Dataset excerpt:

— Begin —

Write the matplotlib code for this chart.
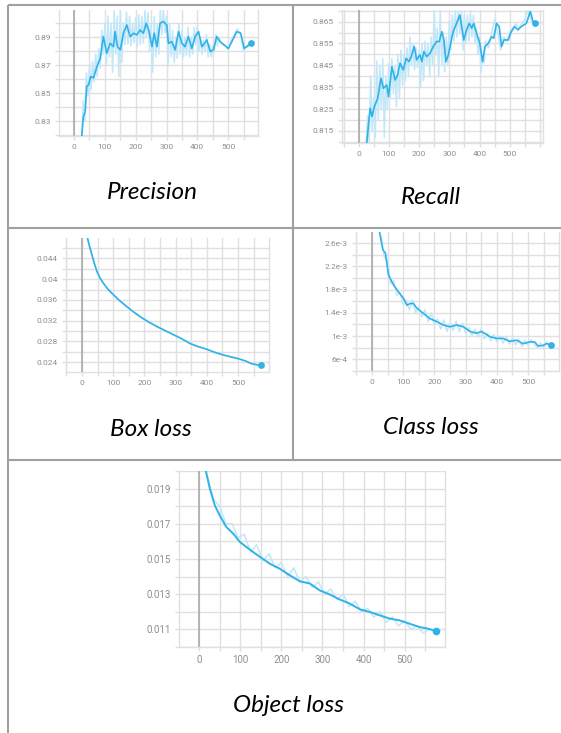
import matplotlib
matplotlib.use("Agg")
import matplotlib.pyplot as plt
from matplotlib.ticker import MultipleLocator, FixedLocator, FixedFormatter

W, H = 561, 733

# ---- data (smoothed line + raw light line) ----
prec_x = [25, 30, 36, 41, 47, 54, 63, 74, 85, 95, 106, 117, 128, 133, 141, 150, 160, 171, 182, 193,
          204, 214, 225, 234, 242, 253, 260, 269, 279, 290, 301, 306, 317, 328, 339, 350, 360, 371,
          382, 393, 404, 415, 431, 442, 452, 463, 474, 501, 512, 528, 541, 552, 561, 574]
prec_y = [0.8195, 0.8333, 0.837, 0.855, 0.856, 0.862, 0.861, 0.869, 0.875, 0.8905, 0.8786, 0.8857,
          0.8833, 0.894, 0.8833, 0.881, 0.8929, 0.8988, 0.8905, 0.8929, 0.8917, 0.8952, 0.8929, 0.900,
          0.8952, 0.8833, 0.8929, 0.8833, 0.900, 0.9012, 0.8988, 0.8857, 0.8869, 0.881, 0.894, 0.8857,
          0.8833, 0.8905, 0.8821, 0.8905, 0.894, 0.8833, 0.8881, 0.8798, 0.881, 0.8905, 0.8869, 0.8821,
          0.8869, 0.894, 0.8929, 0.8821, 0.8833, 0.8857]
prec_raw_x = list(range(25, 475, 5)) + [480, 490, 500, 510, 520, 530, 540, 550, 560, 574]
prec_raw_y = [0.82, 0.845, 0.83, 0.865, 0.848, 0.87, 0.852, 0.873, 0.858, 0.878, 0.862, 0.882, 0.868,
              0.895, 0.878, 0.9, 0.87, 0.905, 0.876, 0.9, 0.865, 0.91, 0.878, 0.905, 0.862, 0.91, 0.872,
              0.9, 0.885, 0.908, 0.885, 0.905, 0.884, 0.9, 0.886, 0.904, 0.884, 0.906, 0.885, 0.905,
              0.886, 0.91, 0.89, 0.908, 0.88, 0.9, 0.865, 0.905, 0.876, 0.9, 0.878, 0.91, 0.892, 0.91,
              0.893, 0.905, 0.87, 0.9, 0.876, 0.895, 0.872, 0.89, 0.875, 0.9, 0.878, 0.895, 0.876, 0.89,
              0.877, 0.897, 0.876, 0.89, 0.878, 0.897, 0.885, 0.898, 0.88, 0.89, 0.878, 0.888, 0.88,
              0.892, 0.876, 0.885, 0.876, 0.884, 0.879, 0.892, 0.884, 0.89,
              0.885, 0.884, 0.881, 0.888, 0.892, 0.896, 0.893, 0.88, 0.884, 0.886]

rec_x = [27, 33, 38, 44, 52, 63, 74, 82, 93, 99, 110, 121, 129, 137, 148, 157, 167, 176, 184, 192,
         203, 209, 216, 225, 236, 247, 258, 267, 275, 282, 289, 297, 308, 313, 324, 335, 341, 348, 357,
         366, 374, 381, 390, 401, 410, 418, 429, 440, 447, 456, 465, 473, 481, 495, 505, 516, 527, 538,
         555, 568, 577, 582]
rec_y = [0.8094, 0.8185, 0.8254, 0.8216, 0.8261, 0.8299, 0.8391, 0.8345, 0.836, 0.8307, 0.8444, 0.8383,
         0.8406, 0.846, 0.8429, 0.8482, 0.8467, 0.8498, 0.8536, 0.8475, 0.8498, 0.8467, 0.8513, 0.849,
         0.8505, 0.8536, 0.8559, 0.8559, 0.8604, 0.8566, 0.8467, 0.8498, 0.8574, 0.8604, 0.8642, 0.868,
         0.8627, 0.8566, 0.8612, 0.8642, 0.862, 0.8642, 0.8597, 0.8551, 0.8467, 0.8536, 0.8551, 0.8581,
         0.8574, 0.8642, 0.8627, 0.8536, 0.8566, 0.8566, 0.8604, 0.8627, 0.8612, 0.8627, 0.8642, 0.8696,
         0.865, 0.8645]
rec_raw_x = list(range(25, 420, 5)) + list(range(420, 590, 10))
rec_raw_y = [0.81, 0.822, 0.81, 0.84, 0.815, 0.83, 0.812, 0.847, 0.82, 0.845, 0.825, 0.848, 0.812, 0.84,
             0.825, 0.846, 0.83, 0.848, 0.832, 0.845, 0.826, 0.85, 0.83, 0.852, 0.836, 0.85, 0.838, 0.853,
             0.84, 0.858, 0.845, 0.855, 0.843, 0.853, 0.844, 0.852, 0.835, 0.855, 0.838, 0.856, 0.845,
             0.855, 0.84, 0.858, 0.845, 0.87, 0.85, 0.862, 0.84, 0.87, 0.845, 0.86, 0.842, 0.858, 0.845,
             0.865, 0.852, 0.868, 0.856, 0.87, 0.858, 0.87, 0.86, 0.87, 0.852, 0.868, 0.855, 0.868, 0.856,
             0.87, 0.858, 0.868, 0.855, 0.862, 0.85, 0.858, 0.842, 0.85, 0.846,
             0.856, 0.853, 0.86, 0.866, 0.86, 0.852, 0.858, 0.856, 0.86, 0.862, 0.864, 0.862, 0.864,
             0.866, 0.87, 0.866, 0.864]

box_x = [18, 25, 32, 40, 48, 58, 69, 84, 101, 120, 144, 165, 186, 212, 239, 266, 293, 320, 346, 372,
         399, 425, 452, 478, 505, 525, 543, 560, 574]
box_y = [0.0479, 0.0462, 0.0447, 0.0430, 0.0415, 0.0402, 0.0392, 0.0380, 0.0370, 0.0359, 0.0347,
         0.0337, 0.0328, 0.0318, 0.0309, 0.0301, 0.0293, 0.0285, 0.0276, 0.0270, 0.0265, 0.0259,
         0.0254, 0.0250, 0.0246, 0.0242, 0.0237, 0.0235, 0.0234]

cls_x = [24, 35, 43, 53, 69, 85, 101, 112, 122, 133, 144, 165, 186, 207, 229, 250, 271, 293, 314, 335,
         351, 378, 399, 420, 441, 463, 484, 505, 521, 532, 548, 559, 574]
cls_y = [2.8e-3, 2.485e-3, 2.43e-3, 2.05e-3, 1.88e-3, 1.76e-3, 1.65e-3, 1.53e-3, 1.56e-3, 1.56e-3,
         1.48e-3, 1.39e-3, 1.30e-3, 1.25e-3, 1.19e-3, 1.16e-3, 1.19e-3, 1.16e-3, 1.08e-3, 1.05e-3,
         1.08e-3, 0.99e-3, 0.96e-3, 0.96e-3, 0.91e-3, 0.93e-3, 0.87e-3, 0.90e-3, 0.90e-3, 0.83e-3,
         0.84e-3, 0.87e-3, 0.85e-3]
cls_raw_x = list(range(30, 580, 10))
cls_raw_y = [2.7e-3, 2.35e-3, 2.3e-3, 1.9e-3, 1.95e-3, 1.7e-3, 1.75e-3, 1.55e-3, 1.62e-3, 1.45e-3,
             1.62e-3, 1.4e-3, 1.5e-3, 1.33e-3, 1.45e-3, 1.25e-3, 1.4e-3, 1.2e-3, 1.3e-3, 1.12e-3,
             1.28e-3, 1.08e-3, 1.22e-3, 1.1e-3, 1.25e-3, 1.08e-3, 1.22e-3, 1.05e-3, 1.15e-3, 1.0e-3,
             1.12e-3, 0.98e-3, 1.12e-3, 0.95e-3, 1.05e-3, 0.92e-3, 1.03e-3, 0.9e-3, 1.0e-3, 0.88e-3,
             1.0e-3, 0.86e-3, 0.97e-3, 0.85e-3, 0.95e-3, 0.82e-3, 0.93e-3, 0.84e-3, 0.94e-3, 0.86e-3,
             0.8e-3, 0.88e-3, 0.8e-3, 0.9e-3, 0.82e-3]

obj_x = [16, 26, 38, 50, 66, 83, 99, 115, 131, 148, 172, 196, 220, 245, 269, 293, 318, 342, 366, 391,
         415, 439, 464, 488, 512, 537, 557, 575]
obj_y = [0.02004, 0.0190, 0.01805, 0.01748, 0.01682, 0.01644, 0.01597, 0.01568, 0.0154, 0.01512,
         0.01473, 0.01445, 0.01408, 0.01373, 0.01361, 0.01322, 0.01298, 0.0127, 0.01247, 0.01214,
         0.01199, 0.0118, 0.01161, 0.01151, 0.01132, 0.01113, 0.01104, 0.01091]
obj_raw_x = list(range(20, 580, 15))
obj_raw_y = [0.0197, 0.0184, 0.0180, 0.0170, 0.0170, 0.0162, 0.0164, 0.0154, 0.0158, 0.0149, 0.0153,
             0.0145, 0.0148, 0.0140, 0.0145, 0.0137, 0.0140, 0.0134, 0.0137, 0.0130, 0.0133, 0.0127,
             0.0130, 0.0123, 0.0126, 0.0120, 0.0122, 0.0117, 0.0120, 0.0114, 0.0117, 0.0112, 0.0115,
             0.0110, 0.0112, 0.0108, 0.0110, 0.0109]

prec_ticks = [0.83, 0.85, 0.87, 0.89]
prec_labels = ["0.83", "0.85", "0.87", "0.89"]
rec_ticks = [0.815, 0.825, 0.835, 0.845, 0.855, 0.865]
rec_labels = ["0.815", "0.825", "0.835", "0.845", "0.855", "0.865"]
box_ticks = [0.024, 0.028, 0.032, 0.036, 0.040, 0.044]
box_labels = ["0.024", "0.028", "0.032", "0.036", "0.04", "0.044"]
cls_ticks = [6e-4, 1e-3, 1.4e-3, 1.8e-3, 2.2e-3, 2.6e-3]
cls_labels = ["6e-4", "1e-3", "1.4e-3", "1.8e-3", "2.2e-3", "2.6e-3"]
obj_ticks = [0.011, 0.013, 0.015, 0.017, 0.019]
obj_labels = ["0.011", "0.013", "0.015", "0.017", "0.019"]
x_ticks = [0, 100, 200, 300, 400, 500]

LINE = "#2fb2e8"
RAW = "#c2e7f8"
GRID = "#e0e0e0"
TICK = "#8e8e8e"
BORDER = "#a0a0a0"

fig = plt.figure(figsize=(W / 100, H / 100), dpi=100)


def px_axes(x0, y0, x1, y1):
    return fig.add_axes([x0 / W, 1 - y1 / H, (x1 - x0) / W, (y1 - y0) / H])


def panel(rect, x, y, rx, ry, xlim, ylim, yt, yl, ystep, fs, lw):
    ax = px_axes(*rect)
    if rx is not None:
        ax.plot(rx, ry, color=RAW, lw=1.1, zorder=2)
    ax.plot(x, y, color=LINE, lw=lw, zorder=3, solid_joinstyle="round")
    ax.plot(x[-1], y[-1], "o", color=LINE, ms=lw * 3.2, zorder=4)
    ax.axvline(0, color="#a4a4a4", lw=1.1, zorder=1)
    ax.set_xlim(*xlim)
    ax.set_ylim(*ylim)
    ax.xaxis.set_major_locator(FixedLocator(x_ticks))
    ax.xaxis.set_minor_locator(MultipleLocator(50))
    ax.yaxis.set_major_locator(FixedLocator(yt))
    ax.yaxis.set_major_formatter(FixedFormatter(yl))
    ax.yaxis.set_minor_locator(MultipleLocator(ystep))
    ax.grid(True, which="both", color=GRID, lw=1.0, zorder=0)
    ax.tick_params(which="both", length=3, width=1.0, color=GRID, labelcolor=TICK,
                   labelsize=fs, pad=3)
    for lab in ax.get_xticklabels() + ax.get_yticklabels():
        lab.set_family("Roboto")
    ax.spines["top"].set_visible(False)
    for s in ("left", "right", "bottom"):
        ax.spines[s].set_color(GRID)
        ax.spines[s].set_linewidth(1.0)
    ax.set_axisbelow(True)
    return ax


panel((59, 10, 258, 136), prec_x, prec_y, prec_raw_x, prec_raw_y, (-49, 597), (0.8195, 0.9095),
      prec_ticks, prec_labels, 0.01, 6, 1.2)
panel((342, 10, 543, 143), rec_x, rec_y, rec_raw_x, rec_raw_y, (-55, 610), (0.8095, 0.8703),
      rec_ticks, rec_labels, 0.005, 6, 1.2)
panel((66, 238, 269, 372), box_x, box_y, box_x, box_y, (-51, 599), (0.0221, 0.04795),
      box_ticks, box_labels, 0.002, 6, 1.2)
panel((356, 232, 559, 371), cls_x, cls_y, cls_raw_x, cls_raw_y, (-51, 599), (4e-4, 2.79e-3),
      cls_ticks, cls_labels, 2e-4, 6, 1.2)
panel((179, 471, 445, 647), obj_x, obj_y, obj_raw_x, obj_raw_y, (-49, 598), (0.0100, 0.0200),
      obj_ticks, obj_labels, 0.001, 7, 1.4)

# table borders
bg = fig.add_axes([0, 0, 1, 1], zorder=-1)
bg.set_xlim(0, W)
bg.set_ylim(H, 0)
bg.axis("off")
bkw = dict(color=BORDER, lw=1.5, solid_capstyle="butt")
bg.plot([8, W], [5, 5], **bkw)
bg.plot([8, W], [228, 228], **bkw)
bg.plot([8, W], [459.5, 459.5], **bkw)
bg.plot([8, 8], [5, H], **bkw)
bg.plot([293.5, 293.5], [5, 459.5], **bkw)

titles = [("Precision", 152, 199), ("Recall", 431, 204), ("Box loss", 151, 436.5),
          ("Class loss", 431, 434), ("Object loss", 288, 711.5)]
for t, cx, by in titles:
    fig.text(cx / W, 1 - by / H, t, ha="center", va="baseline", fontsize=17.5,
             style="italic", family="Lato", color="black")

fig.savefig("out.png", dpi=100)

— End —

Skip the pictures and restate exactly the lines from the beginning of the listing to the line with "W, H = 561, 733", that line included.

Written answer:
Write the matplotlib code for this chart.
import matplotlib
matplotlib.use("Agg")
import matplotlib.pyplot as plt
from matplotlib.ticker import MultipleLocator, FixedLocator, FixedFormatter

W, H = 561, 733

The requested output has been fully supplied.